I’m stopping for now.

 

Modern Quilt II – Improvisation



Saw a photo of a wall hanging on Pinterest based on large “wonky” curves. I’ve never really tackled curves except on the princess seams of a jacket where you have to join a convex edge to a concave one. Curve sewing seemed a good thing to learn to control. The technique is the same here as it was on the jackets except the curve is more exaggerated making the sewing more complicated in order to have the seam lay flat! 

The curves are also improvisations cut with a rotary cutter – no pattern, no templates, just free-form cutting. The first few cuts were nerve-wracking – what shape curve to cut, from where to where,… It took a couple of blocks before I started to get the hang of what I was trying to do. 

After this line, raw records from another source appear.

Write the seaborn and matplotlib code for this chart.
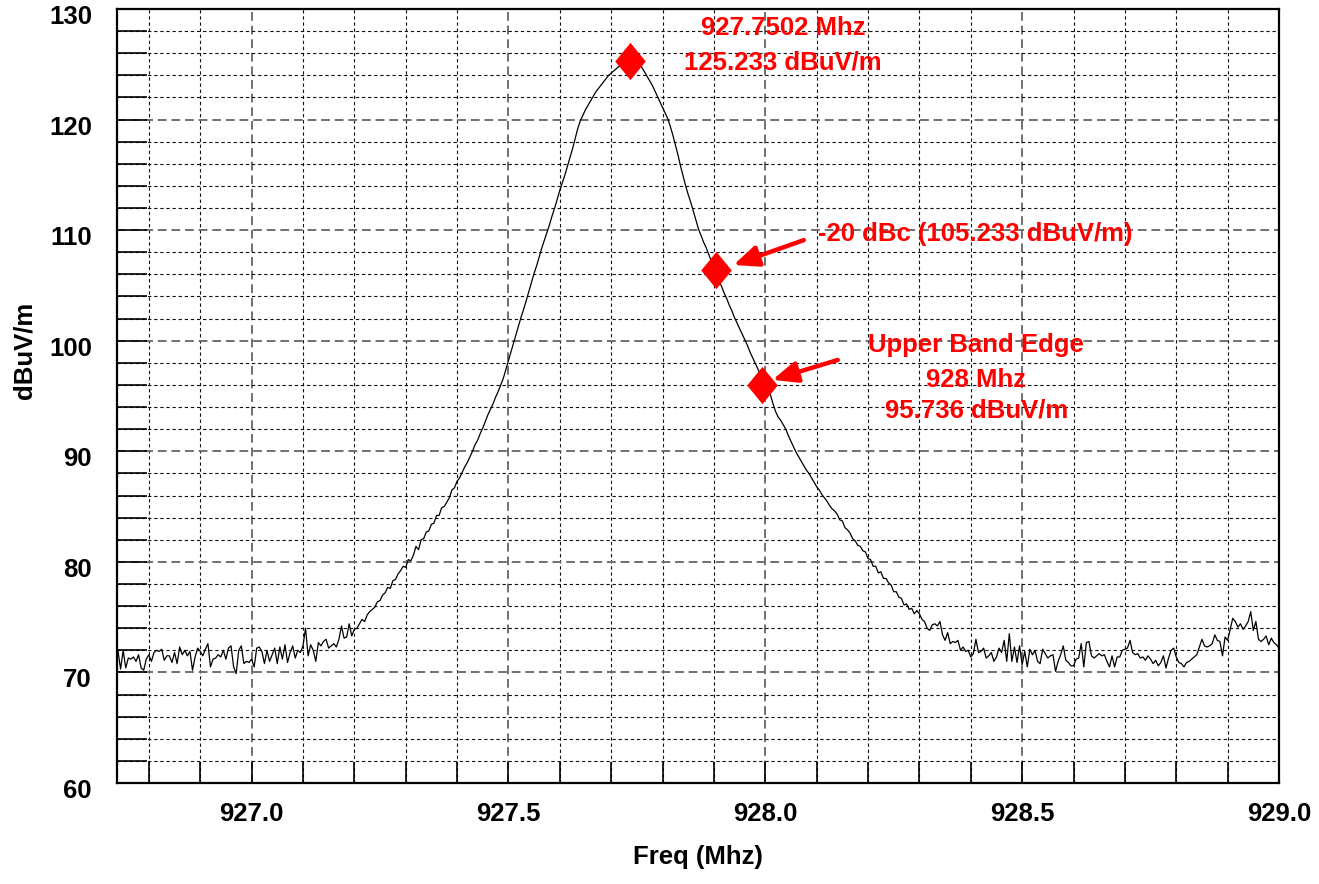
import numpy as np
import pandas as pd
import matplotlib.pyplot as plt
import matplotlib.ticker as mticker
import matplotlib.transforms as mtransforms
from matplotlib.path import Path
import seaborn as sns

# spectrum sweep, 5 kHz steps starting at 926.740 MHz (one row = 0.1 MHz)
sweep_start = 926.74
sweep_step = 0.005
level = [
    71.9, 70.3, 72.0, 70.4, 71.3, 71.2, 71.4, 71.0, 71.6, 70.4, 70.2, 71.2, 71.6, 71.0, 71.8, 72.0, 71.9, 72.1, 71.1, 71.5,  # 926.74
    71.5, 70.9, 71.8, 70.8, 72.3, 71.6, 72.0, 71.5, 71.9, 70.2, 71.4, 72.2, 71.9, 71.5, 72.1, 72.6, 70.5, 71.2, 71.3, 71.6,  # 926.84
    71.4, 72.0, 71.2, 72.2, 72.4, 70.5, 69.9, 72.0, 72.4, 70.8, 71.0, 70.9, 71.2, 70.5, 72.2, 72.3, 71.9, 70.8, 72.0, 71.0,  # 926.94
    71.6, 72.2, 70.8, 72.3, 71.2, 72.5, 70.9, 71.8, 72.4, 71.3, 72.0, 71.8, 72.4, 74.0, 71.5, 72.5, 72.0, 71.0, 72.7, 72.4,  # 927.04
    72.8, 73.0, 72.2, 72.4, 72.6, 72.3, 73.0, 74.2, 73.1, 73.2, 74.4, 73.3, 73.9, 74.0, 74.4, 74.8, 74.6, 75.2, 75.5, 75.7,  # 927.14
    75.9, 76.4, 76.5, 77.0, 77.2, 77.7, 77.6, 78.3, 78.4, 78.9, 79.2, 79.6, 79.5, 80.2, 80.1, 80.6, 81.4, 81.1, 82.0, 82.1,  # 927.24
    82.7, 82.8, 83.4, 83.5, 84.2, 84.2, 84.9, 85.0, 85.4, 85.8, 86.5, 86.7, 87.3, 87.6, 88.1, 88.6, 89.0, 89.5, 90.0, 90.6,  # 927.34
    91.0, 91.6, 92.1, 92.7, 93.3, 93.8, 94.3, 94.9, 95.4, 96.0, 96.6, 97.4, 98.2, 99.0, 99.8, 100.6, 101.4, 102.2, 102.9, 103.7,  # 927.44
    104.5, 105.3, 106.1, 106.8, 107.6, 108.4, 109.1, 109.8, 110.5, 111.3, 112.0, 112.8, 113.6, 114.3, 115.0, 115.8, 116.6, 117.4, 118.3, 119.2,  # 927.54
    119.9, 120.4, 120.9, 121.3, 121.7, 122.1, 122.5, 122.8, 123.1, 123.4, 123.7, 124.0, 124.2, 124.4, 124.6, 124.8, 124.9, 125.0, 125.1, 125.2,  # 927.64
    125.3, 125.3, 125.2, 125.0, 124.7, 124.3, 123.9, 123.5, 123.1, 122.6, 122.1, 121.6, 121.1, 120.6, 120.1, 119.4, 118.6, 117.7, 116.8, 115.8,  # 927.74
    114.9, 114.0, 113.2, 112.5, 111.7, 110.9, 110.1, 109.5, 108.9, 108.4, 107.8, 107.2, 106.6, 106.0, 105.4, 104.9, 104.3, 103.8, 103.2, 102.7,  # 927.84
    102.1, 101.6, 101.1, 100.6, 100.1, 99.6, 99.0, 98.5, 98.0, 97.5, 97.0, 96.5, 96.0, 95.6, 95.1, 94.3, 93.6, 93.1, 92.8, 92.4,  # 927.94
    92.0, 91.4, 90.9, 90.4, 89.9, 89.5, 89.1, 88.7, 88.3, 88.0, 87.6, 87.2, 86.8, 86.5, 86.1, 85.8, 85.5, 85.1, 84.8, 84.6,  # 928.04
    84.3, 83.8, 83.7, 83.1, 82.9, 82.6, 82.1, 81.9, 81.5, 81.4, 81.0, 80.9, 80.3, 80.2, 79.6, 79.6, 79.0, 79.1, 78.5, 78.5,  # 928.14
    78.1, 77.9, 77.3, 77.3, 76.8, 76.7, 76.1, 76.2, 75.7, 75.8, 75.3, 75.6, 75.3, 74.8, 74.6, 74.0, 73.8, 74.3, 74.4, 74.2,  # 928.24
    74.6, 73.4, 72.9, 73.6, 72.6, 72.8, 72.7, 72.9, 72.0, 72.3, 71.9, 72.0, 71.4, 71.7, 73.0, 71.8, 71.9, 72.2, 71.3, 71.5,  # 928.34
    71.8, 71.0, 71.4, 72.2, 71.8, 72.9, 71.0, 73.5, 71.0, 72.3, 70.9, 72.4, 70.7, 71.9, 70.5, 72.1, 71.6, 72.0, 71.0, 70.8,  # 928.44
    72.1, 71.7, 71.3, 71.5, 71.6, 70.1, 71.0, 71.6, 72.4, 71.1, 70.9, 70.6, 70.6, 71.2, 71.3, 72.6, 70.5, 72.7, 72.8, 71.5,  # 928.54
    71.3, 71.5, 71.7, 71.5, 71.6, 71.0, 70.5, 71.5, 70.5, 71.4, 71.4, 72.0, 72.1, 72.2, 72.9, 71.8, 71.6, 71.7, 71.3, 71.4,  # 928.64
    71.1, 71.5, 71.2, 70.8, 71.1, 70.6, 70.9, 71.5, 70.4, 71.3, 72.0, 72.2, 71.4, 70.9, 70.8, 70.5, 70.9, 71.0, 71.2, 71.4,  # 928.74
    71.6, 72.3, 73.0, 72.4, 72.3, 72.4, 72.6, 73.4, 72.9, 72.8, 71.5, 73.2, 72.9, 73.9, 74.9, 74.6, 74.1, 74.4, 73.9, 74.2,  # 928.84
    74.6, 75.5, 73.8, 74.6, 73.0, 72.8, 73.0, 73.3, 72.5, 73.1, 72.7, 72.5, 72.2,  # 928.94
]

# markers (peak, -20 dBc point, upper band edge)
marker_freq = [927.737, 927.905, 927.994]
marker_level = [125.3, 106.4, 96.0]

freq = sweep_start + sweep_step * np.arange(len(level))
df = pd.DataFrame({'freq': freq, 'level': level})
mk = pd.DataFrame({'freq': marker_freq, 'level': marker_level})

sns.set_theme(style='white')
plt.rcParams['font.family'] = ['Liberation Sans', 'DejaVu Sans']
plt.rcParams['font.weight'] = 'bold'
plt.rcParams['text.color'] = 'black'
plt.rcParams['axes.labelcolor'] = 'black'
plt.rcParams['xtick.color'] = 'black'
plt.rcParams['ytick.color'] = 'black'

fig = plt.figure(figsize=(13.19, 8.84), dpi=100)
ax = fig.add_axes([117 / 1319, 1 - 783 / 884, 1162 / 1319, 774 / 884])

sns.lineplot(data=df, x='freq', y='level', color='black', lw=0.9, ax=ax, zorder=3)

diamond = Path([(0, 1), (0.82, 0), (0, -1), (-0.82, 0), (0, 1)],
               [Path.MOVETO, Path.LINETO, Path.LINETO, Path.LINETO, Path.CLOSEPOLY])
sns.scatterplot(data=mk, x='freq', y='level', marker=diamond, s=720, color='red',
                linewidth=0, ax=ax, zorder=5)

ax.set_xlim(926.738, 929.0)
ax.set_ylim(60, 130)
ax.xaxis.set_major_locator(mticker.MultipleLocator(0.5))
ax.xaxis.set_minor_locator(mticker.MultipleLocator(0.1))
ax.xaxis.set_major_formatter(mticker.FormatStrFormatter('%.1f'))
ax.yaxis.set_major_locator(mticker.MultipleLocator(10))
ax.yaxis.set_minor_locator(mticker.MultipleLocator(2))

ax.grid(which='minor', color='#111111', lw=0.8, linestyle=(0, (3, 2.5)))
ax.grid(which='major', color='#707070', lw=1.4, linestyle=(0, (4.5, 2.5)))
ax.set_axisbelow(True)

ax.tick_params(axis='x', which='both', direction='in', length=15, width=1.2,
               color='black', labelsize=18.5, pad=13.5, bottom=True, top=False)
ax.tick_params(axis='y', which='both', direction='in', length=21.5, width=1.2,
               color='black', labelsize=18.5, pad=18, left=True, right=False)
for lab in ax.get_xticklabels() + ax.get_yticklabels():
    lab.set_fontweight('bold')
    lab.set_color('black')
off = mtransforms.ScaledTranslation(0, -4 / 72, fig.dpi_scale_trans)
for lab in ax.get_yticklabels():
    lab.set_transform(lab.get_transform() + off)

for s in ax.spines.values():
    s.set_color('black')
    s.set_linewidth(1.6)

ax.set_xlabel('Freq (Mhz)', fontsize=18.5, fontweight='bold', color='black')
ax.set_ylabel('dBuV/m', fontsize=18.5, fontweight='bold', color='black')
ax.xaxis.set_label_coords(0.5, -0.080)
ax.yaxis.set_label_coords(-0.069, 0.559)

red = '#ff0000'
txt = dict(color=red, fontsize=18.5, fontweight='bold', ha='center', va='center', zorder=6)
ax.text(928.034, 128.28, '927.7502 Mhz', **txt)
ax.text(928.034, 125.2, '125.233 dBuV/m', **txt)
ax.text(928.102, 109.66, '-20 dBc (105.233 dBuV/m)', color=red, fontsize=18.5,
        fontweight='bold', ha='left', va='center', zorder=6)
ax.text(928.411, 99.62, 'Upper Band Edge', **txt)
ax.text(928.411, 96.46, '928 Mhz', **txt)
ax.text(928.411, 93.65, '95.736 dBuV/m', **txt)

arrow = dict(arrowstyle='-|>,head_length=0.75,head_width=0.32', lw=3.2, color=red,
             shrinkA=0, shrinkB=0, mutation_scale=20)
ax.annotate('', xy=(927.938, 106.85), xytext=(928.075, 109.1), arrowprops=arrow, zorder=6)
ax.annotate('', xy=(928.014, 96.46), xytext=(928.141, 98.26), arrowprops=arrow, zorder=6)

fig.savefig('out.png', dpi=100)
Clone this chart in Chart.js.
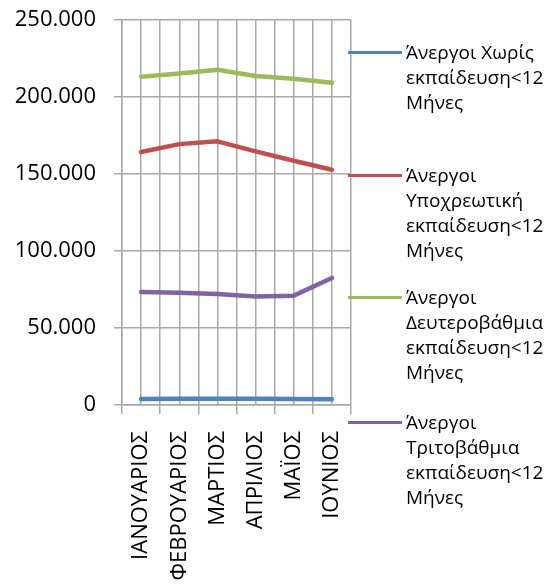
<!DOCTYPE html>
<html>
<head>
<meta charset="utf-8">
<script src="https://cdn.jsdelivr.net/npm/chart.js@4/dist/chart.umd.min.js"></script>
<style>
  html, body { margin: 0; padding: 0; background: #fff; }
  #wrap { position: relative; width: 548px; height: 588px; overflow: hidden; }
  #c { position: absolute; left: 0; top: 0; }
  .leg { position: absolute; left: 348px; width: 200px; font-family: "Open Sans", sans-serif; font-size: 19px; line-height: 25px; color: #000; }
  .leg .mk { position: absolute; left: 0; top: 11px; width: 54px; height: 3px; }
  .leg .tx { position: absolute; left: 58px; top: 0; width: 142px; }
</style>
</head>
<body>
<div id="wrap">
  <canvas id="c" width="548" height="588"></canvas>
</div>
<script>
const categories = ["ΙΑΝΟΥΑΡΙΟΣ", "ΦΕΒΡΟΥΑΡΙΟΣ", "ΜΑΡΤΙΟΣ", "ΑΠΡΙΛΙΟΣ", "ΜΑΪΟΣ", "ΙΟΥΝΙΟΣ"];
const seriesNames = [
  "Άνεργοι Χωρίς εκπαίδευση<12 Μήνες",
  "Άνεργοι Υποχρεωτική εκπαίδευση<12 Μήνες",
  "Άνεργοι Δευτεροβάθμια εκπαίδευση<12 Μήνες",
  "Άνεργοι Τριτοβάθμια εκπαίδευση<12 Μήνες"
];
const noEducation   = [3900, 4000, 4100, 4000, 3900, 3700];
const compulsory    = [164300, 169400, 171200, 164700, 158600, 152800];
const secondary     = [213200, 215300, 217700, 213600, 211900, 209300];
const tertiary      = [73400, 72900, 72100, 70500, 71000, 82500];
const yTicks = [0, 50000, 100000, 150000, 200000, 250000];
const seriesColors = ["#4F81BD", "#C0504D", "#9BBB59", "#8064A2"];

const allSeries = [noEducation, compulsory, secondary, tertiary];
const legendTops = [40, 163, 285, 410];

function fmt(v) {
  return String(v).replace(/\B(?=(\d{3})+(?!\d))/g, ".");
}

const gridColor = "#a8a8a8";
const FONT = "'Open Sans', sans-serif";

new Chart(document.getElementById("c"), {
  type: "line",
  data: {
    labels: categories,
    datasets: allSeries.map((d, i) => ({
      label: seriesNames[i],
      data: d,
      borderColor: seriesColors[i],
      backgroundColor: seriesColors[i],
      borderWidth: 4.5,
      pointRadius: 0,
      tension: 0,
      borderCapStyle: "round",
      borderJoinStyle: "round"
    }))
  },
  options: {
    responsive: false,
    animation: false,
    layout: { padding: { top: 20, right: 197, left: 0, bottom: 0 } },
    plugins: { legend: { display: false }, tooltip: { enabled: false } },
    scales: {
      y: {
        min: 0, max: 250000,
        afterBuildTicks: (s) => { s.ticks = yTicks.map(v => ({ value: v })); },
        ticks: { color: "#000", font: { family: FONT, size: 22 }, padding: 18, callback: (v) => fmt(v) },
        grid: { color: gridColor, lineWidth: 1.5, tickLength: 8, drawTicks: true },
        border: { color: gridColor, width: 1.5 },
        afterFit: (s) => { s.width = 122; s.paddingTop = 0; s.paddingBottom = 0; }
      },
      x: {
        offset: true,
        ticks: { color: "#000", font: { family: FONT, size: 22 }, minRotation: 90, maxRotation: 90, autoSkip: false, padding: 17 },
        grid: { offset: true, color: gridColor, lineWidth: 1.5, tickLength: 9 },
        border: { color: gridColor, width: 1.5 },
        afterFit: (s) => { s.height = 183; }
      },
      x2: {
        type: "category",
        labels: categories,
        position: "top",
        offset: true,
        ticks: { display: false },
        grid: { offset: false, color: gridColor, lineWidth: 1.5, drawTicks: false },
        border: { display: false },
        afterFit: (s) => { s.height = 0; }
      }
    }
  }
});

const wrap = document.getElementById("wrap");
seriesNames.forEach((name, i) => {
  const d = document.createElement("div");
  d.className = "leg";
  d.style.top = legendTops[i] + "px";
  const mk = document.createElement("div");
  mk.className = "mk";
  mk.style.background = seriesColors[i];
  const tx = document.createElement("div");
  tx.className = "tx";
  tx.textContent = name;
  d.appendChild(mk);
  d.appendChild(tx);
  wrap.appendChild(d);
});
</script>
</body>
</html>
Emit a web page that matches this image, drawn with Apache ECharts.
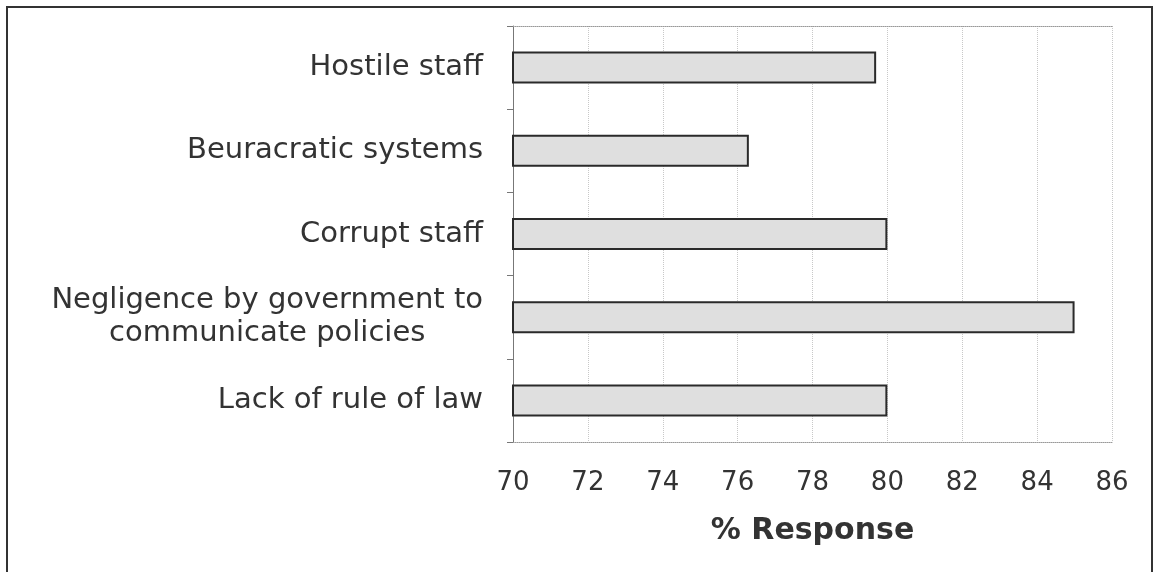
<!DOCTYPE html>
<html>
<head>
    <meta charset="utf-8">
    <title>% Response</title>
    <style>
        html, body { margin: 0; padding: 0; background: #fff; }
        #chartBox { width: 1158px; height: 572px; }
    </style>
</head>
<body>
    <div id="chartBox"></div>
    <script src="https://cdn.jsdelivr.net/npm/echarts@6/dist/echarts.min.js"></script>
    <script>
        // 数据
        var categories = [
            'Hostile staff',
            'Beuracratic systems',
            'Corrupt staff',
            'Negligence by government to\ncommunicate policies',
            'Lack of rule of law'
        ];
        var responseValues = [79.7, 76.3, 80, 85, 80];
        var axisMin = 70;
        var axisMax = 86;
        var axisStep = 2;

        var chart = echarts.init(document.getElementById('chartBox'));
        var textColor = '#333';
        var fontName = 'DejaVu Sans';

        var option = {
            backgroundColor: '#fff',
            animation: false,
            // 外框
            graphic: [{
                type: 'rect',
                shape: { x: 7, y: 7, width: 1145, height: 580 },
                style: { fill: 'none', stroke: '#333', lineWidth: 2 }
            }],
            grid: {
                left: 513,
                right: 46,
                top: 26,
                bottom: 130
            },
            xAxis: [{
                type: 'value',
                min: axisMin,
                max: axisMax,
                interval: axisStep,
                name: '% Response',
                nameLocation: 'middle',
                nameGap: 74,
                nameTextStyle: {
                    color: textColor,
                    fontFamily: fontName,
                    fontSize: 30,
                    fontWeight: 'bold'
                },
                axisLine: { show: true, lineStyle: { color: '#999', type: 'dotted', width: 1 } },
                axisTick: { show: false },
                axisLabel: {
                    color: textColor,
                    fontFamily: fontName,
                    fontSize: 26,
                    margin: 28
                },
                splitLine: { show: true, lineStyle: { color: '#c8c8c8', type: 'dotted', width: 1 } }
            }, {
                // 上边框
                type: 'value',
                position: 'top',
                min: axisMin,
                max: axisMax,
                interval: axisStep,
                axisLine: { show: true, lineStyle: { color: '#999', type: 'dotted', width: 1 } },
                axisTick: { show: false },
                axisLabel: { show: false },
                splitLine: { show: false }
            }],
            yAxis: {
                type: 'category',
                inverse: true,
                data: categories,
                axisLine: { show: true, lineStyle: { color: '#777', width: 1 } },
                axisTick: { show: true, length: 6, lineStyle: { color: '#777' } },
                axisLabel: {
                    margin: 30,
                    formatter: function (val) {
                        // 多行标签居中
                        return val.split('\n').map(function (s) {
                            return '{c|' + s + '}';
                        }).join('\n');
                    },
                    rich: {
                        c: {
                            align: 'center',
                            color: textColor,
                            fontFamily: fontName,
                            fontSize: 29,
                            lineHeight: 33
                        }
                    }
                }
            },
            series: [{
                type: 'bar',
                data: responseValues,
                barWidth: 32,
                itemStyle: {
                    color: '#dfdfdf',
                    borderColor: '#2a2a2a',
                    borderWidth: 2
                }
            }]
        };
        chart.setOption(option);
    </script>
</body>
</html>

I started with 12″ blocks of each fabric, paired them up, and began cutting. I swapped the corner of one block with the fabric beneath – each cut yielded two blocks each consisting of two different fabrics. I realized on the first pair of blocks I needed to insert a thin accent strip in the block – so two curved seams! When I finished each block the outer edges were no longer straight – the blocks needed to be trimmed and squared. The resulting blocks ended up 10.25″ x 10.25″.

To join the blocks I used 1″ sashing giving me 1/2″ separations between each block. The borders are 2″ strips.

I bought backing fabric this morning (before the snow starts falling this evening). Tomorrow will definitely be a sewing day.  I’ll have to think about what improvisation to use for the back – it should be something that suggests curves!